- What to work on
Retype the records below from their first line through the line containing "from matplotlib.transforms import ScaledTranslation", and include nothing else.
<<<<
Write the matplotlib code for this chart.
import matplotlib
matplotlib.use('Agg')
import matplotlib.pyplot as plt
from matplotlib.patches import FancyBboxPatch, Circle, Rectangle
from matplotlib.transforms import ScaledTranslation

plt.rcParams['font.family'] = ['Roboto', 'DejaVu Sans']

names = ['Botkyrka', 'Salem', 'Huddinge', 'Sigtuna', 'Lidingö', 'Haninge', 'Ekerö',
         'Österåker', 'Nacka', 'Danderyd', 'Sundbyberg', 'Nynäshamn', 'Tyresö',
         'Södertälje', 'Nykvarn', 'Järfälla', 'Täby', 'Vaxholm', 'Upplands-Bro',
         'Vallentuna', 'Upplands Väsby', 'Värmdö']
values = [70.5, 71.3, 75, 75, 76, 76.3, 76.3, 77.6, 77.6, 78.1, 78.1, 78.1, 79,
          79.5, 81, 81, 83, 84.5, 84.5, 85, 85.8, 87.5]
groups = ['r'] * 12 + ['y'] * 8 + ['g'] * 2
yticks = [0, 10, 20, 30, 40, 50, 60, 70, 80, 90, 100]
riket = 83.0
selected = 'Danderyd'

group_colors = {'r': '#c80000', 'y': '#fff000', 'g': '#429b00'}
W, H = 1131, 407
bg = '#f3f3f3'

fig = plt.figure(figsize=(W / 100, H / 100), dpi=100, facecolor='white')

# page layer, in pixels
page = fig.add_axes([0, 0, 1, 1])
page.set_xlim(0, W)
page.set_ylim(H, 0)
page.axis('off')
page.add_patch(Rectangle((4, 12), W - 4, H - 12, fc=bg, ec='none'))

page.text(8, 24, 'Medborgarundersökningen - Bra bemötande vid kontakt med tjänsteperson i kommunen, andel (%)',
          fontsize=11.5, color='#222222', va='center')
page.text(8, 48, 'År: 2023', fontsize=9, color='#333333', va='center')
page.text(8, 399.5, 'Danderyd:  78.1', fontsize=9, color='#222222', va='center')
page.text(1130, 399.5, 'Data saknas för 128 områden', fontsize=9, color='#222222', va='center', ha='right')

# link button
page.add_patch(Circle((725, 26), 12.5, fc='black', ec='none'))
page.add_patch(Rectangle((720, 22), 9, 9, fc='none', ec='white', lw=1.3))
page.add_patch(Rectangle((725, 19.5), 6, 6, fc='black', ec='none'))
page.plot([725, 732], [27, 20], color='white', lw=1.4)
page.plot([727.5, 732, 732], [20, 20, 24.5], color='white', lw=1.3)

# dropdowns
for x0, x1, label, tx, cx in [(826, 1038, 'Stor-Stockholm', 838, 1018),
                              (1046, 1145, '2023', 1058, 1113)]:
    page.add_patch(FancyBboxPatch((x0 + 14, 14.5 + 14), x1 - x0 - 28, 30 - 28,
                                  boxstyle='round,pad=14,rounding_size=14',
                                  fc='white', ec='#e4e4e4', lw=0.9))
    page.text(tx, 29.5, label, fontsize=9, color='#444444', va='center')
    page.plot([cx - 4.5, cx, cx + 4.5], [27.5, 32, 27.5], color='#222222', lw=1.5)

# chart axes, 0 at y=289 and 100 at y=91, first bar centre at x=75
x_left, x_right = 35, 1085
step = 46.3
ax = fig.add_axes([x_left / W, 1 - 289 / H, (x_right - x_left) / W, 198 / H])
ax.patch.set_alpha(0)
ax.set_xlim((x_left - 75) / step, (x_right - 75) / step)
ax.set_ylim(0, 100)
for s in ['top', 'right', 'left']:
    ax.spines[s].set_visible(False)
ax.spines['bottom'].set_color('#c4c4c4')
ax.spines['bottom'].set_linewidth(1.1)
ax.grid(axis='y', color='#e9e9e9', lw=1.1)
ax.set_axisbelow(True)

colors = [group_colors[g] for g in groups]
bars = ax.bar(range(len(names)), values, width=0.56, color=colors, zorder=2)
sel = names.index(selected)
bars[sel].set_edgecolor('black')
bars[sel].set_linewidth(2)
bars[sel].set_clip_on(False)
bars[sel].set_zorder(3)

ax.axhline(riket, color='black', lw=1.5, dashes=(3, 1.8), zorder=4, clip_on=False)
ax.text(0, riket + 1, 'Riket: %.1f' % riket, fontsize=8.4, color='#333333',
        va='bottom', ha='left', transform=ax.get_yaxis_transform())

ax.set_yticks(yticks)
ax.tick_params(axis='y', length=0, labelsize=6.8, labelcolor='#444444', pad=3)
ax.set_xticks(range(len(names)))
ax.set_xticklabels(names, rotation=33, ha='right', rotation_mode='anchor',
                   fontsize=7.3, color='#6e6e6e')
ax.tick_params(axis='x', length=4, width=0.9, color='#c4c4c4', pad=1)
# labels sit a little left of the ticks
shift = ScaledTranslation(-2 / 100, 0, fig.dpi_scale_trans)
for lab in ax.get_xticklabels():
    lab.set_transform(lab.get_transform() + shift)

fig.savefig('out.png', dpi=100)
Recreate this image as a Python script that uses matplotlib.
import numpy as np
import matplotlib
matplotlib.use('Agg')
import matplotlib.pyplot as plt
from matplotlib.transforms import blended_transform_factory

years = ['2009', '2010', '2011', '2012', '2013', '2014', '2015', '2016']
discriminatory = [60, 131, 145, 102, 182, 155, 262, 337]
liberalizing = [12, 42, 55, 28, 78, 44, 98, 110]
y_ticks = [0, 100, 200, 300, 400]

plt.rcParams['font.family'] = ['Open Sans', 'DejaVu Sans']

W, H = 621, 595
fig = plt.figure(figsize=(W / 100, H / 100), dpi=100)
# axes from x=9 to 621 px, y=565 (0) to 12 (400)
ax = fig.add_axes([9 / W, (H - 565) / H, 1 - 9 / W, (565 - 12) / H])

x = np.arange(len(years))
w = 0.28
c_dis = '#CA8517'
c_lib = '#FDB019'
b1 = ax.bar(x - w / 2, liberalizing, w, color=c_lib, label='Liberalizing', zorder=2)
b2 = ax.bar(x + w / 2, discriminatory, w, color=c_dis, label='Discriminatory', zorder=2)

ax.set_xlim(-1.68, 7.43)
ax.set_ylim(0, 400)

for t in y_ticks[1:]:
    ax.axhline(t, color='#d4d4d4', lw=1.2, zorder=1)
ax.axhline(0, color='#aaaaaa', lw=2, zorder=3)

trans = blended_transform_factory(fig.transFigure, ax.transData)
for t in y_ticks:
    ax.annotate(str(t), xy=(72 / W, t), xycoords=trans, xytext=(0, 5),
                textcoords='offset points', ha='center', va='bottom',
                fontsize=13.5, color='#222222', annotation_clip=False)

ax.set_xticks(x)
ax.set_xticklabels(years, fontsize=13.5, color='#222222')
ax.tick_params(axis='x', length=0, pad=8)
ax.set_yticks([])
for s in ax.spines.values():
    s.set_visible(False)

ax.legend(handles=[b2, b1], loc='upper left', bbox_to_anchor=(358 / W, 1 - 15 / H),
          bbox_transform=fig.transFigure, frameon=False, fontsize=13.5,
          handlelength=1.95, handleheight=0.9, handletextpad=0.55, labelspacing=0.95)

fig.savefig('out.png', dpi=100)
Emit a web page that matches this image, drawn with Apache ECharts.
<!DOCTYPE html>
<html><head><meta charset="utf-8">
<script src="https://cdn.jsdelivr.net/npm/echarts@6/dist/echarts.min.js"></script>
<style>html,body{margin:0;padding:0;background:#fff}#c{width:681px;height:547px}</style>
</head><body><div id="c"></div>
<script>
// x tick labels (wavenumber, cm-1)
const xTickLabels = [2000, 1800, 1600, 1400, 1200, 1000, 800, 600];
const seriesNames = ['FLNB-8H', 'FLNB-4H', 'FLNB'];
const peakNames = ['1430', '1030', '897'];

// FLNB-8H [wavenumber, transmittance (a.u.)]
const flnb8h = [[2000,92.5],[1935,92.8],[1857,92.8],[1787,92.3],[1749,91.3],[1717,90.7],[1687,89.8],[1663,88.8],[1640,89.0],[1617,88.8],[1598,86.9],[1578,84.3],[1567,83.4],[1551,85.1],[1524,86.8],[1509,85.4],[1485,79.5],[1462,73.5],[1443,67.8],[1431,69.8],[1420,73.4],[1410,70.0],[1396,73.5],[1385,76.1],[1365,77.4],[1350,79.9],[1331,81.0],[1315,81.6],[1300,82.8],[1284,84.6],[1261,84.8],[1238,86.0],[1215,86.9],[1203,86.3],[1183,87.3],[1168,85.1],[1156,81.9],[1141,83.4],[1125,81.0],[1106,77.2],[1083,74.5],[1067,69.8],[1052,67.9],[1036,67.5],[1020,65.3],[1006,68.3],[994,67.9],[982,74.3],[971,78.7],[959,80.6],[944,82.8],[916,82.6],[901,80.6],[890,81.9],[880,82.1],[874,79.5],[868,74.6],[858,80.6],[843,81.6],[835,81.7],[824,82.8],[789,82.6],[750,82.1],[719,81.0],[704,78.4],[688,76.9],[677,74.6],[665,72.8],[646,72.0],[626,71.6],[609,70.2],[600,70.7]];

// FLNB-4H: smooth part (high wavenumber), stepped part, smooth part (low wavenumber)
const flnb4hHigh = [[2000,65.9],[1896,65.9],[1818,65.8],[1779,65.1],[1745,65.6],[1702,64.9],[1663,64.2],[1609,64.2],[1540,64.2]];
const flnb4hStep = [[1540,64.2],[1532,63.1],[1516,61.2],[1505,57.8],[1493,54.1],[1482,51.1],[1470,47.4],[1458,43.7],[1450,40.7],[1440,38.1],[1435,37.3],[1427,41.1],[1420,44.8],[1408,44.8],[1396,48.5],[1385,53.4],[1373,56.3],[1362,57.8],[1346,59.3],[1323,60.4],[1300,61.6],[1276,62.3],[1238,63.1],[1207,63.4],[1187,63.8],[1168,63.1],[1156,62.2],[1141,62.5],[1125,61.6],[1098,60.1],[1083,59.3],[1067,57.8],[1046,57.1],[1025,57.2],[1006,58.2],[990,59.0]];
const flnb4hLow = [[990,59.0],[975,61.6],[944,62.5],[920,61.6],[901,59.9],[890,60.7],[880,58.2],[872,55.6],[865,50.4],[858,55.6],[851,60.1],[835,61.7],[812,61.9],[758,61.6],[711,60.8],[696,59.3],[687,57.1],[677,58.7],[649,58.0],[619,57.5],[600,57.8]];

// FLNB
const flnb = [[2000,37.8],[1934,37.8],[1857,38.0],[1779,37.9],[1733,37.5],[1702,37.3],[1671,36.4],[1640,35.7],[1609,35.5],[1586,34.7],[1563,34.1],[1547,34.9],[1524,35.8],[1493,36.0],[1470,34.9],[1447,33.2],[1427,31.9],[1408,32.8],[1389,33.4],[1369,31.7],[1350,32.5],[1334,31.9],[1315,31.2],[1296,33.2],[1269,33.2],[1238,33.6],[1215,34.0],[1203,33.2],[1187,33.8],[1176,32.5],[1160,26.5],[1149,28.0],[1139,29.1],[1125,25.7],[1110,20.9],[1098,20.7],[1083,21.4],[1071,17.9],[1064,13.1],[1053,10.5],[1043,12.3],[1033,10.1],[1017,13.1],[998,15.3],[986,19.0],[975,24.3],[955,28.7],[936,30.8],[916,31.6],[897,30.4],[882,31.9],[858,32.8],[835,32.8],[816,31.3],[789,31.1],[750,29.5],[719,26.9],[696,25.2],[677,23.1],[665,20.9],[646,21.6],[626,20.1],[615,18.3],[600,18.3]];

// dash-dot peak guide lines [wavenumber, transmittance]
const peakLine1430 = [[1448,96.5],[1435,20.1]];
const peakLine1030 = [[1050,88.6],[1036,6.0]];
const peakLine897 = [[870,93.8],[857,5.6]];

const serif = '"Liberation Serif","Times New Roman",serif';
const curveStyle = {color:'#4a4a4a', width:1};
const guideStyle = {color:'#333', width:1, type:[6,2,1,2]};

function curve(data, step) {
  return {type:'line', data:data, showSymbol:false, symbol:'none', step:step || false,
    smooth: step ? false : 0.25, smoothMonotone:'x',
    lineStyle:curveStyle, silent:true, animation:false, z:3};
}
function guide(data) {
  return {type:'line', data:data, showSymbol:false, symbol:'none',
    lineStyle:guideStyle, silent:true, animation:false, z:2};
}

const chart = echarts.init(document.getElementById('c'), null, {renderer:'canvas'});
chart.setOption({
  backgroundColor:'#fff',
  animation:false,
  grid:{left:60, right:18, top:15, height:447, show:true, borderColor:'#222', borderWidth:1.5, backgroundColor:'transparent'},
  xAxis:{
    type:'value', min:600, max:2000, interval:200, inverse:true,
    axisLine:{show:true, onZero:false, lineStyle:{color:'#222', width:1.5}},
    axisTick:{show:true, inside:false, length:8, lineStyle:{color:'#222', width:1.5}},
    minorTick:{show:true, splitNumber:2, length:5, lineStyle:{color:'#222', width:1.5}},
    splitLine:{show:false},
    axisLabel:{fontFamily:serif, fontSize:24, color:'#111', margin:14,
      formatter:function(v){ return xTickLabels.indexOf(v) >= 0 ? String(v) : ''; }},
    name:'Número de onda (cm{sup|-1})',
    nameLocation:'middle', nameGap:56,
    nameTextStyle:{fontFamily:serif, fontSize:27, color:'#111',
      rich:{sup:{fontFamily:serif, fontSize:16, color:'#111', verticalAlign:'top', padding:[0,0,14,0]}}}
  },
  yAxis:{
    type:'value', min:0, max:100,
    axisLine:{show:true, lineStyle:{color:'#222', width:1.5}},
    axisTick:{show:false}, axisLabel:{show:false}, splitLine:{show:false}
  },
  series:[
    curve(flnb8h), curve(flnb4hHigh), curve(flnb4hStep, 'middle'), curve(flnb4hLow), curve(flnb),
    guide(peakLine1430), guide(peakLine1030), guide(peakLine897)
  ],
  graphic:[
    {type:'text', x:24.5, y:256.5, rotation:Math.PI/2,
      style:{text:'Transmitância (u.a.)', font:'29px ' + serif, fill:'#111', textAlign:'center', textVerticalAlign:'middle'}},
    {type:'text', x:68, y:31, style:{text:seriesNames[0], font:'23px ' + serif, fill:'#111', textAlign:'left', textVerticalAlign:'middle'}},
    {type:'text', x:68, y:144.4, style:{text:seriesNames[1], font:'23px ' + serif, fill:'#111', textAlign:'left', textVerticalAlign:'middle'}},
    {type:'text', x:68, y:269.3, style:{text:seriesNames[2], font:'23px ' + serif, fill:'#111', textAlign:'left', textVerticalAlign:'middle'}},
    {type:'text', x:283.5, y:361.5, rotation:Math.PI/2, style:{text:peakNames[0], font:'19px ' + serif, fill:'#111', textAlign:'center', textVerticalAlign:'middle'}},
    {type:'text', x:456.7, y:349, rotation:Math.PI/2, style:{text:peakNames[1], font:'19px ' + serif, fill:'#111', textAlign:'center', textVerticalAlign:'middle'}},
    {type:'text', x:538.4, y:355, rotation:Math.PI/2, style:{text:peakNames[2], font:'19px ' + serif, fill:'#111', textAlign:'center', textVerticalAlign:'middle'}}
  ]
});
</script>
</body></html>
>>>>
- Completed exercise
Write the matplotlib code for this chart.
import matplotlib
matplotlib.use('Agg')
import matplotlib.pyplot as plt
from matplotlib.patches import FancyBboxPatch, Circle, Rectangle
from matplotlib.transforms import ScaledTranslation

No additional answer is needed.